Wheelchair users can go off-road

17 Jul 2007

A Kent inventor has developed an all-terrain electric buggy aimed at giving disabled users the experience of going off-road through rough country. Chris Swift was a student agricultural engineer when he was disabled by a neurological condition as a teenager. He completed his degree, but realised his days of driving tractors were over.

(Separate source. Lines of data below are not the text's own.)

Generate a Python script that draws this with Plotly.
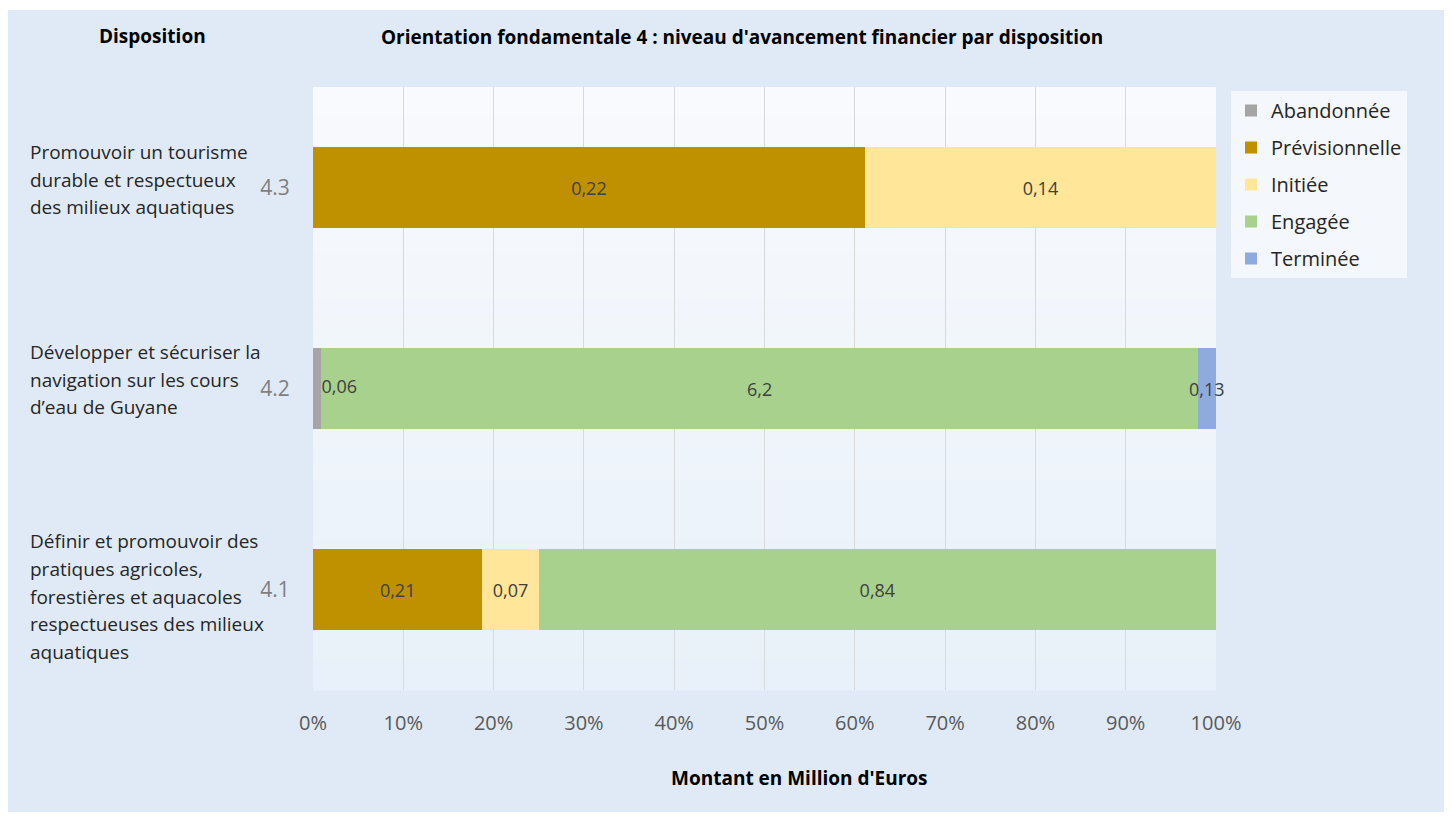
import plotly.graph_objects as go

# ---- data ----
categories = ["4.1", "4.2", "4.3"]
descriptions = [
    "Définir et promouvoir des<br>pratiques agricoles,<br>forestières et aquacoles<br>respectueuses des milieux<br>aquatiques",
    "Développer et sécuriser la<br>navigation sur les cours<br>d’eau de Guyane",
    "Promouvoir un tourisme<br>durable et respectueux<br>des milieux aquatiques",
]
series_names = ["Abandonnée", "Prévisionnelle", "Initiée", "Engagée", "Terminée"]
abandonnee = [None, 0.06, None]
previsionnelle = [0.21, None, 0.22]
initiee = [0.07, None, 0.14]
engagee = [0.84, 6.2, None]
terminee = [None, 0.13, None]
series_values = [abandonnee, previsionnelle, initiee, engagee, terminee]
series_colors = ["#a5a5a5", "#bf9000", "#ffe699", "#a9d18e", "#8faadc"]
x_ticks = list(range(0, 101, 10))
x_tick_labels = [f"{t}%" for t in x_ticks]

FONT = "Open Sans"
OFF = 8                      # page body margin
W, H = 1438, 804             # figure size
L, R, T, B = 313, 1216, 87, 690  # plot area in screenshot px


def px_x(x):
    return (x - L) / (R - L)


def px_y(y):
    return (B - y) / (B - T)


def fmt(v):
    return "" if v is None else (f"{v:g}").replace(".", ",")


totals = [sum(s[j] or 0 for s in series_values) for j in range(len(categories))]

fig = go.Figure()
for i, (name, vals, col) in enumerate(zip(series_names, series_values, series_colors)):
    fig.add_trace(go.Bar(
        y=categories, x=vals, name=name, orientation="h",
        marker=dict(color=col, line=dict(width=0)),
        text=[fmt(v) for v in vals] if i > 0 else None,
        textposition="inside", textangle=0,
        insidetextanchor="middle", constraintext="none",
        cliponaxis=False,
        textfont=dict(family=FONT, size=18, color="#404040"),
        legendgroup=f"g{i}", hoverinfo="x+y+name",
    ))

# labels of the first (thin) segment, drawn on top of the following bars
first_end = [(v / t * 100) if v is not None else None for v, t in zip(abandonnee, totals)]
fig.add_trace(go.Scatter(
    y=categories, x=first_end, mode="text", text=[fmt(v) for v in abandonnee],
    textposition="middle right", cliponaxis=False, showlegend=False, hoverinfo="skip",
    textfont=dict(family=FONT, size=18, color="#404040"),
))

shapes = []
# outer background
shapes.append(dict(type="rect", xref="paper", yref="paper", layer="below",
                   x0=px_x(6), x1=px_x(1446), y0=px_y(812), y1=px_y(10),
                   fillcolor="#dfeaf6", line=dict(width=0)))
# plot area gradient
n = 40
top = (248, 250, 253)
bot = (232, 240, 249)
for k in range(n):
    f = k / (n - 1)
    c = tuple(round(top[j] + (bot[j] - top[j]) * f) for j in range(3))
    shapes.append(dict(type="rect", xref="paper", yref="paper", layer="below",
                       x0=0, x1=1, y0=1 - (k + 1) / n - 0.001, y1=1 - k / n,
                       fillcolor=f"rgb{c}", line=dict(width=0)))

annotations = [
    dict(text="<b>Disposition</b>", x=px_x(152), y=px_y(36), xref="paper", yref="paper",
         xanchor="center", yanchor="middle",
         showarrow=False, font=dict(family=FONT, size=19, color="#000000")),
    dict(text="<b>Orientation fondamentale 4 : niveau d'avancement financier par disposition</b>",
         x=px_x(742), y=px_y(37), xref="paper", yref="paper",
         xanchor="center", yanchor="middle",
         showarrow=False, font=dict(family=FONT, size=19, color="#000000")),
    dict(text="<b>Montant en Million d'Euros</b>", x=px_x(799), y=px_y(778),
         xref="paper", yref="paper", showarrow=False,
         xanchor="center", yanchor="middle",
         font=dict(family=FONT, size=19, color="#000000")),
]
line_h = 27.8
block_offsets = [-7, 9, 8]
for idx, (desc, off) in enumerate(zip(descriptions, block_offsets)):
    lines = desc.split("<br>")
    m = len(lines)
    for i, ln in enumerate(lines):
        annotations.append(dict(
            text=ln, x=px_x(28), y=idx, xref="paper", yref="y",
            xanchor="left", yanchor="middle", showarrow=False,
            yshift=((m - 1) / 2 - i) * line_h + off,
            font=dict(family=FONT, size=19, color="#262626")))

fig.update_layout(
    width=W, height=H,
    margin=dict(l=L - OFF, r=(W + OFF) - R, t=T - OFF, b=(H + OFF) - B, pad=0),
    paper_bgcolor="#ffffff", plot_bgcolor="rgba(0,0,0,0)",
    barmode="stack", barnorm="percent", bargap=0.597,
    showlegend=True,
    legend=dict(x=px_x(1231), y=px_y(91), xanchor="left", yanchor="top",
                bgcolor="#f4f7fb", traceorder="grouped", tracegroupgap=8,
                font=dict(family=FONT, size=20, color="#262626"),
                itemwidth=30),
    xaxis=dict(range=[0, 100], tickvals=x_ticks, ticktext=x_tick_labels,
               showgrid=True, gridcolor="#d9d9d9", gridwidth=1, zeroline=False,
               ticks="outside", ticklen=15, tickcolor="rgba(0,0,0,0)",
               tickfont=dict(family=FONT, size=20, color="#595959"),
               showline=False, fixedrange=True),
    yaxis=dict(type="category", showgrid=False, zeroline=False, ticks="outside",
               ticklen=18, tickcolor="rgba(0,0,0,0)", range=[-0.5, 2.5],
               tickfont=dict(family=FONT, size=21, color="#7f7f7f"),
               categoryorder="array", categoryarray=categories, fixedrange=True),
    shapes=shapes, annotations=annotations,
    font=dict(family=FONT),
)

fig.write_html("out.html")
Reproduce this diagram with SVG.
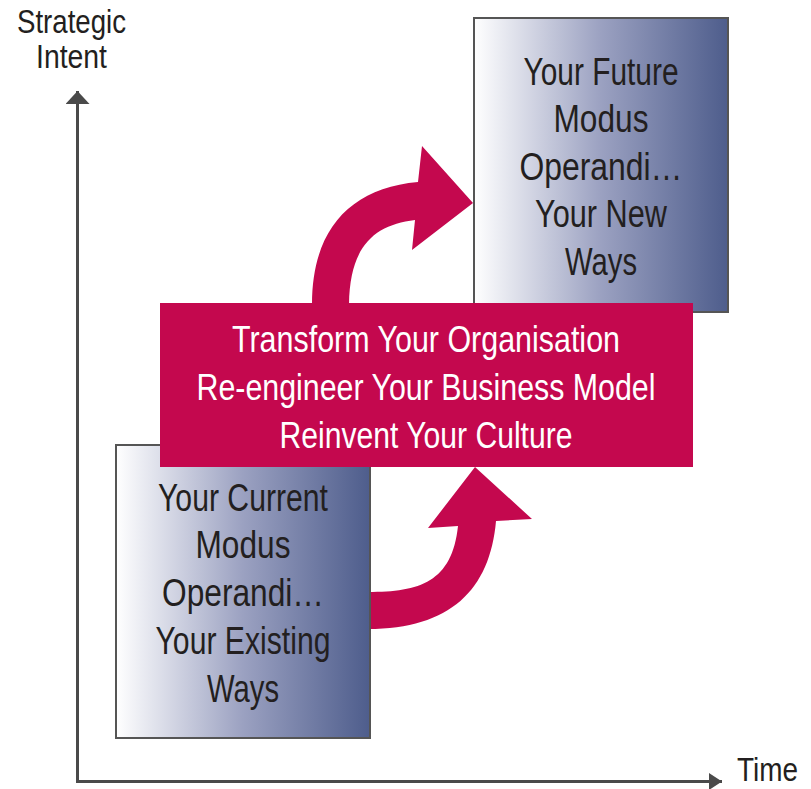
<svg xmlns="http://www.w3.org/2000/svg" width="811" height="789" viewBox="0 0 811 789">
  <defs>
    <linearGradient id="boxGrad" x1="0" y1="0" x2="1" y2="0">
      <stop offset="0" stop-color="#ffffff"/>
      <stop offset="0.5" stop-color="#9ba1c1"/>
      <stop offset="1" stop-color="#4e5d8c"/>
    </linearGradient>
    <marker id="axisHeadV" markerWidth="14" markerHeight="24" refX="13" refY="12" orient="auto" markerUnits="userSpaceOnUse">
      <path d="M0,0 L13,12 L0,24 Z" fill="#4a4a4a"/>
    </marker>
    <marker id="axisHeadH" markerWidth="14" markerHeight="17" refX="13" refY="8.5" orient="auto" markerUnits="userSpaceOnUse">
      <path d="M0,0 L13,8.5 L0,17 Z" fill="#4a4a4a"/>
    </marker>
  </defs>
  <style>
    .axis { stroke: #4a4a4a; stroke-width: 3; fill: none; }
    .lbl { font-family: "Liberation Sans", Arial, sans-serif; font-size: 34px; fill: #231f20; }
    .box { fill: url(#boxGrad); stroke: #555555; stroke-width: 2; }
    .boxtxt { font-family: "Liberation Sans", Arial, sans-serif; font-size: 38px; fill: #231f20; text-anchor: middle; }
    .red { fill: #c4084e; }
    .redtxt { font-family: "Liberation Sans", Arial, sans-serif; font-size: 37px; fill: #ffffff; text-anchor: middle; }
  </style>
  <rect width="811" height="789" fill="#ffffff"/>

  <g id="axes">
    <path class="axis" d="M77.5,781.5 L77.5,91" marker-end="url(#axisHeadV)"/>
    <path class="axis" d="M76,781.5 L722,781.5" marker-end="url(#axisHeadH)"/>
    <text class="lbl" x="17" y="33" textLength="109" lengthAdjust="spacingAndGlyphs">Strategic</text>
    <text class="lbl" x="36" y="68" textLength="71" lengthAdjust="spacingAndGlyphs">Intent</text>
    <text class="lbl" x="737" y="781" font-size="30" textLength="61" lengthAdjust="spacingAndGlyphs">Time</text>
  </g>

  <g id="connectors">
    <path class="red" d="M312,304 C312,230 350,188 418,182 L422,146 L473,203 L412,250 L415,220 C375,225 350,245 349,304 Z"/>
    <path class="red" d="M368,592 C420,592 452,582 458,526 L428,528 L475,467 L532,519 L496,521 C490,590 450,629 368,629 Z"/>
  </g>

  <g id="future">
    <rect class="box" x="474" y="18" width="254" height="294"/>
    <text class="boxtxt" x="601" y="85" textLength="155" lengthAdjust="spacingAndGlyphs">Your Future</text>
    <text class="boxtxt" x="601" y="132" textLength="95" lengthAdjust="spacingAndGlyphs">Modus</text>
    <text class="boxtxt" x="601" y="180" textLength="163" lengthAdjust="spacingAndGlyphs">Operandi…</text>
    <text class="boxtxt" x="601" y="227" textLength="132" lengthAdjust="spacingAndGlyphs">Your New</text>
    <text class="boxtxt" x="601" y="275" textLength="72" lengthAdjust="spacingAndGlyphs">Ways</text>
  </g>

  <g id="current">
    <rect class="box" x="116" y="445" width="254" height="293"/>
    <text class="boxtxt" x="243" y="511" textLength="170" lengthAdjust="spacingAndGlyphs">Your Current</text>
    <text class="boxtxt" x="243" y="558" textLength="95" lengthAdjust="spacingAndGlyphs">Modus</text>
    <text class="boxtxt" x="243" y="606" textLength="162" lengthAdjust="spacingAndGlyphs">Operandi…</text>
    <text class="boxtxt" x="243" y="654" textLength="175" lengthAdjust="spacingAndGlyphs">Your Existing</text>
    <text class="boxtxt" x="243" y="702" textLength="72" lengthAdjust="spacingAndGlyphs">Ways</text>
  </g>

  <g id="transform">
    <rect class="red" x="160" y="303" width="533" height="164"/>
    <text class="redtxt" x="426" y="352" textLength="388" lengthAdjust="spacingAndGlyphs">Transform Your Organisation</text>
    <text class="redtxt" x="426" y="400" textLength="459" lengthAdjust="spacingAndGlyphs">Re-engineer Your Business Model</text>
    <text class="redtxt" x="426" y="448" textLength="293" lengthAdjust="spacingAndGlyphs">Reinvent Your Culture</text>
  </g>
</svg>
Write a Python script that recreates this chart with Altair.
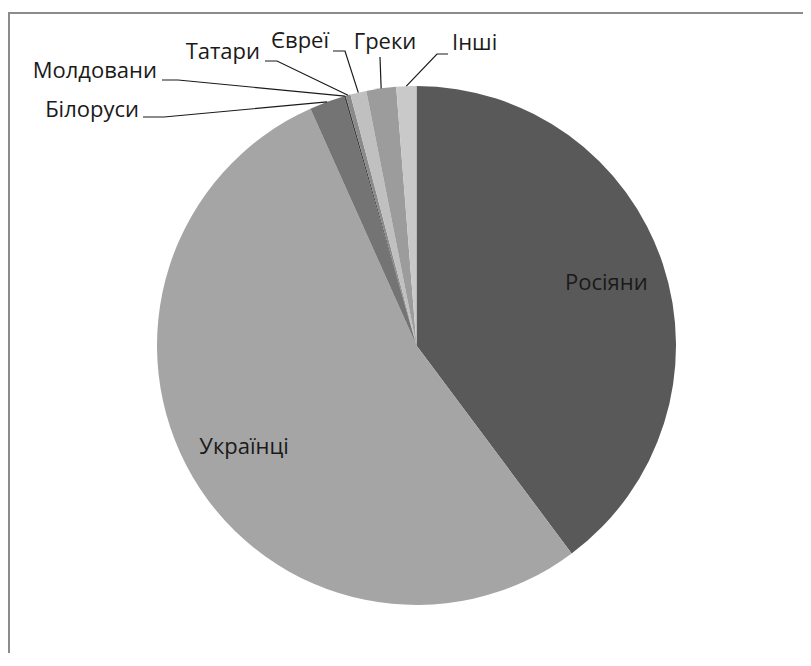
import math
import altair as alt
import pandas as pd

# ---- data ----
names = ["Росіяни", "Українці", "Білоруси", "Молдовани", "Татари", "Євреї", "Греки", "Інші"]
shares = [39.8, 53.5, 2.2, 0.1, 0.3, 1.0, 1.85, 1.25]
colors = ["#595959", "#a5a5a5", "#747474", "#3a3a3a", "#8a8a8a", "#c0c0c0", "#9c9c9c", "#c9c9c9"]
inside_names = ["Росіяни", "Українці"]

# ---- layout (page pixel coordinates of the reference) ----
PAD_L = 3
OX, OY = 8 + PAD_L, 8
CX, CY, R = 416.5 - OX, 345.5 - OY, 259.5
FONT = "Open Sans"
FS = 22

# outside labels: text anchor (x, baseline y), alignment, leader start points
outside_layout = {
    "Молдовани": (157, 78, "right", [(162, 80), (178, 80)]),
    "Білоруси": (139, 117, "right", [(143, 117), (164, 117)]),
    "Татари": (260, 59, "right", [(265, 61), (277, 61)]),
    "Євреї": (329, 48, "right", [(333, 51), (345, 51)]),
    "Греки": (385, 49, "center", [(380, 57)]),
    "Інші": (452, 50, "left", [(448, 54), (437, 54)]),
}

df = pd.DataFrame({
    "name": names,
    "share": shares,
    "idx": list(range(len(names))),
    "inside": [n if n in inside_names else "" for n in names],
})

# slice mid-points on the rim, from the data
total = sum(shares)
mids = {}
cum = 0.0
for n, s in zip(names, shares):
    a = (cum + s / 2) / total * 2 * math.pi
    mids[n] = (CX + R * math.sin(a), CY - R * math.cos(a))
    cum += s

line_rows, text_rows = [], []
for n, (tx, ty, al, pts) in outside_layout.items():
    k = 0
    for (px, py) in pts:
        line_rows.append({"label": n, "k": k, "px": px - OX, "py": py - OY})
        k += 1
    mx, my = mids[n]
    line_rows.append({"label": n, "k": k, "px": mx, "py": my})
    text_rows.append({"label": n, "tx": tx - OX, "ty": ty - OY, "align": al})
lines_df = pd.DataFrame(line_rows)
texts_df = pd.DataFrame(text_rows)

base = alt.Chart(df).encode(
    theta=alt.Theta("share:Q", stack=True),
    order=alt.Order("idx:Q"),
    detail="name:N",
)
pie = base.mark_arc(radius=R).encode(
    x=alt.value(CX), y=alt.value(CY),
    color=alt.Color("name:N", scale=alt.Scale(domain=names, range=colors), legend=None),
)
inside_text = base.mark_text(radius=200, font=FONT, fontSize=FS, color="#1a1a1a").encode(
    x=alt.value(CX), y=alt.value(CY), text="inside:N",
)

leaders = alt.Chart(lines_df).mark_line(color="#1a1a1a", strokeWidth=1.2).encode(
    x=alt.X("px:Q", scale=None, axis=None),
    y=alt.Y("py:Q", scale=None, axis=None),
    detail="label:N",
    order="k:Q",
)

def out_text(al):
    return alt.Chart(texts_df[texts_df["align"] == al]).mark_text(
        font=FONT, fontSize=FS, color="#1a1a1a", align=al, baseline="alphabetic"
    ).encode(
        x=alt.X("tx:Q", scale=None, axis=None),
        y=alt.Y("ty:Q", scale=None, axis=None),
        text="label:N",
    )

frame_top = alt.Chart(df).mark_rule(color="#8c8c8c", strokeWidth=2).encode(
    x=alt.value(9 - OX), x2=alt.value(820), y=alt.value(13 - OY),
)
frame_left = alt.Chart(df).mark_rule(color="#8c8c8c", strokeWidth=2).encode(
    x=alt.value(9 - OX), y=alt.value(12 - OY), y2=alt.value(700),
)

chart = alt.layer(
    pie, inside_text, leaders, out_text("right"), out_text("center"), out_text("left"),
    frame_top, frame_left,
).properties(
    width=795 - PAD_L, height=645,
    padding={"left": PAD_L, "top": 0, "right": 0, "bottom": 0},
    autosize=alt.AutoSizeParams(type="none"),
).configure_view(stroke=None)

chart.save("out.html", embed_options={"renderer": "svg", "actions": False})
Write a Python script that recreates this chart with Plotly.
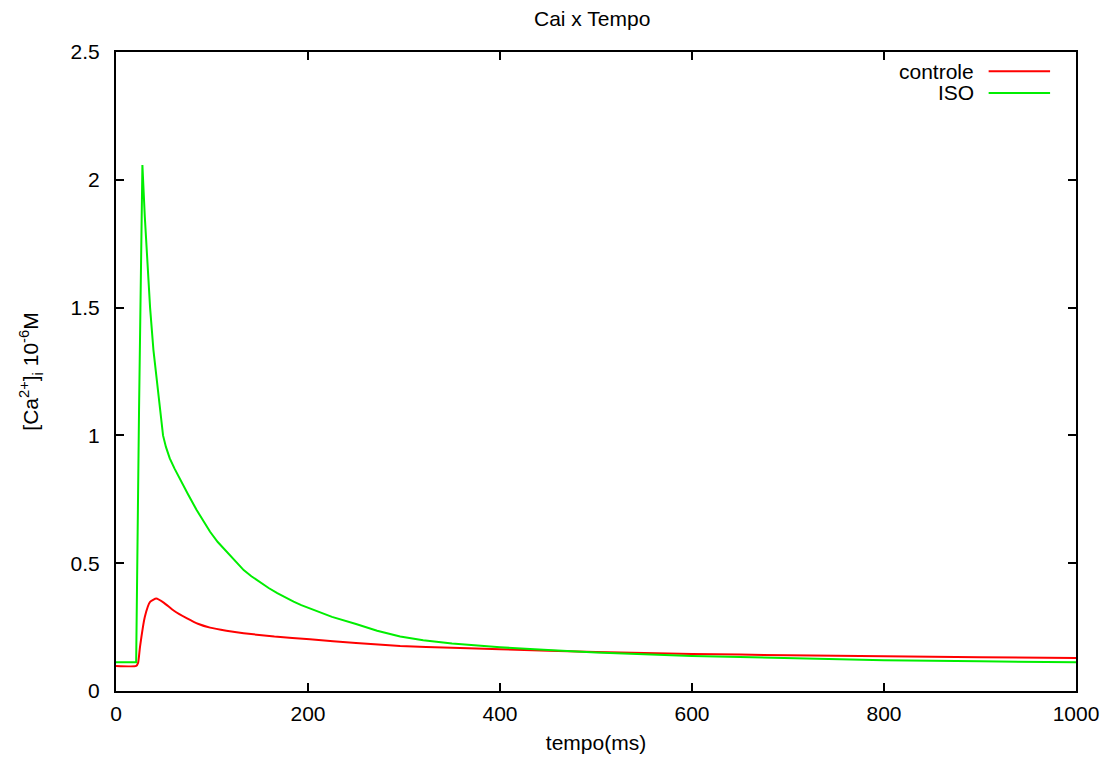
import plotly.graph_objects as go

# ---- data ----
t_iso = [0, 21, 24, 27.5, 30, 32.7, 35.5, 39, 44, 49, 52, 56, 61, 67, 75, 84, 91, 98,
         106, 115, 124, 133, 141, 150, 159, 168, 176, 185, 193, 202, 225, 250, 272,
         296, 320, 350, 375, 400, 450, 500, 600, 700, 800, 900, 1000]
iso = [0.112, 0.112, 1.1, 2.058, 1.856, 1.66, 1.5, 1.334, 1.165, 1.0, 0.955, 0.91,
       0.87, 0.826, 0.77, 0.708, 0.665, 0.623, 0.583, 0.545, 0.507, 0.473, 0.449,
       0.425, 0.403, 0.383, 0.366, 0.35, 0.336, 0.323, 0.29, 0.262, 0.236, 0.213,
       0.199, 0.186, 0.178, 0.171, 0.16, 0.151, 0.137, 0.128, 0.120, 0.116, 0.112]

t_ctl = [0, 21, 23, 25, 30, 35.5, 42, 50, 60, 74, 86, 98, 115, 133, 165, 202, 250,
         296, 350, 400, 500, 600, 700, 800, 900, 1000]
ctl = [0.098, 0.098, 0.11, 0.173, 0.29, 0.349, 0.362, 0.345, 0.315, 0.284, 0.262,
       0.248, 0.236, 0.226, 0.213, 0.202, 0.188, 0.176, 0.169, 0.163, 0.153, 0.145,
       0.140, 0.136, 0.132, 0.129]

series_names = ["controle", "ISO"]
series_colors = ["#ff0000", "#00ee00"]

x_ticks = [0, 200, 400, 600, 800, 1000]
y_ticks = [0, 0.5, 1, 1.5, 2, 2.5]

FONT = "Liberation Sans, Arial, sans-serif"
FS = 21

fig = go.Figure()
fig.add_trace(go.Scatter(x=t_ctl, y=ctl, mode="lines", name=series_names[0],
                         line=dict(color=series_colors[0], width=2, shape="spline",
                                   smoothing=0.5)))
fig.add_trace(go.Scatter(x=t_iso, y=iso, mode="lines", name=series_names[1],
                         line=dict(color=series_colors[1], width=2)))

axis_common = dict(showgrid=False, zeroline=False, showline=True, linecolor="black",
                   linewidth=2, mirror="ticks", ticks="inside", ticklen=8,
                   tickwidth=2, tickcolor="black",
                   tickfont=dict(family=FONT, size=FS, color="black"))

fig.update_xaxes(range=[0, 1000], tickvals=x_ticks, ticklabelstandoff=3,
                 title=dict(text="tempo(ms)", font=dict(family=FONT, size=FS, color="black"),
                            standoff=11),
                 **axis_common)
fig.update_yaxes(range=[0, 2.5], tickvals=y_ticks, ticklabelstandoff=10,
                 title=dict(text="[Ca<sup>2+</sup>]<sub>i</sub> 10<sup>-6</sup>M",
                            font=dict(family=FONT, size=FS, color="black"), standoff=26),
                 **axis_common)

# gnuplot-style legend: text right-aligned, sample line to the right
legend_rows_y = [0.970, 0.936]
for name, color, yy in zip(series_names, series_colors, legend_rows_y):
    fig.add_annotation(xref="paper", yref="paper", x=0.896, y=yy, text=name,
                       showarrow=False, xanchor="right", yanchor="middle",
                       font=dict(family=FONT, size=FS, color="black"))
    fig.add_shape(type="line", xref="paper", yref="paper", x0=0.909, x1=0.973,
                  y0=yy, y1=yy, line=dict(color=color, width=2))

# the page body has an 8px margin; the figure is sized/offset to compensate
fig.update_layout(
    width=1104, height=755,
    margin=dict(l=108, r=36, t=44, b=72),
    paper_bgcolor="white", plot_bgcolor="white",
    showlegend=False,
    title=dict(text="Cai x Tempo", xref="paper", x=0.496, xanchor="center",
               y=1 - 11 / 755, yanchor="middle",
               font=dict(family=FONT, size=FS, color="black")),
)

fig.write_html("out.html")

He tried "all manner of devices" to get outdoors, but found nothing that was safe and easy off-road, and went on to devise the Boma buggy. Mr Swift, from Thanet, teamed up with his university friends to design his product and went on to find a company to test and sell it. He said the battery-powered Boma, which has been tested in the Alps and in Africa, uses mountain bike technology to give people "the ability to go anywhere. It rides the bumps very well and the terrain and just lets you have a bit of fun," he told BBC South East. "The Boma is a mountain bike for wheelchair users, in the simplest terms. "Don't think of it as a wheelchair - think of it as a four-wheel mountain bike."

Members of the Kent Outdoor Pursuits Disability Project put the buggy through its paces at Bedgebury Pinetum in Goudhurst.

Wheelchair user Lee Davies said: "What is does is open up the environment completely, and remove those natural barriers. Whereas with a wheelchair or a cycle, you're slightly restricted, this just means you can go anywhere that anyone else would go."